Co-pending application U.S. Ser. No. 07/847,782 ('782) provides a novel technique to make electrical heating elements which may be used up to 1900.degree. C. New methods are also provided for manufacturing ceramic composites, which may be used as both electrical heating elements and oxidation resistant materials. There are also provided in the '782 application, compositions for manufacturing the above mentioned ceramic composites and heating elements. The '782 application is incorporated by reference into the present application.
While the '782 application provides methods for the manufacture of electrical heating elements and the like, there is no suggestion that this method i.e. micropyretic synthesis would be applicable in joining heating elements produced in accordance with the '782 application to electrical terminals. Also there is no suggestion that electrical terminals can be manufactured using ceramic and metal ceramic compositions.

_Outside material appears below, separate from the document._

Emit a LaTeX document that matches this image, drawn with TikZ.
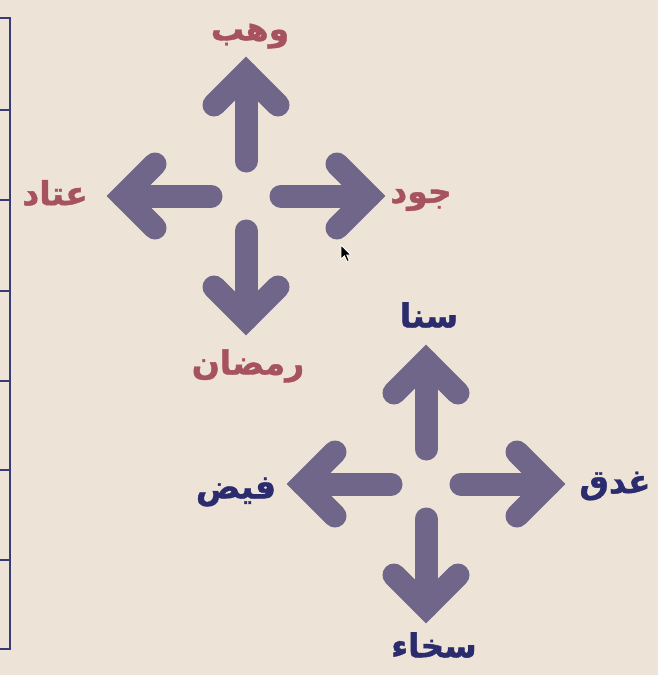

The present invention also provides a heating element assembly for a radiant heating device, which assembly utilizes the method and compositions of this invention. In general this assembly includes a pair of terminals for connecting the heating element to the source, a plurality of heating elements and a plurality of coolers. The coolers are used to connect the heating elements to each other. The coolers act like intermediate terminals. These intermediate terminals may also be used to connect the heating elements to the surface below so as to provide mechanical support, as they remain cooler than the heating elements themselves.
Thus, the present invention provides a low-cost, novel technique for joining ceramic and metal ceramic heating elements to electrical terminals, which eliminates or alleviates several of the problems associated with prior art techniques. The present invention also provides optimal ceramic and metal ceramic compositions for manufacturing electrical terminals which compositions will be especially suited for effecting the micropyretic synthesis based joining techniques described herein. Finally the present invention provides a heating element assembly for a radiant heating device, which assembly utilizes the method and compositions of this invention.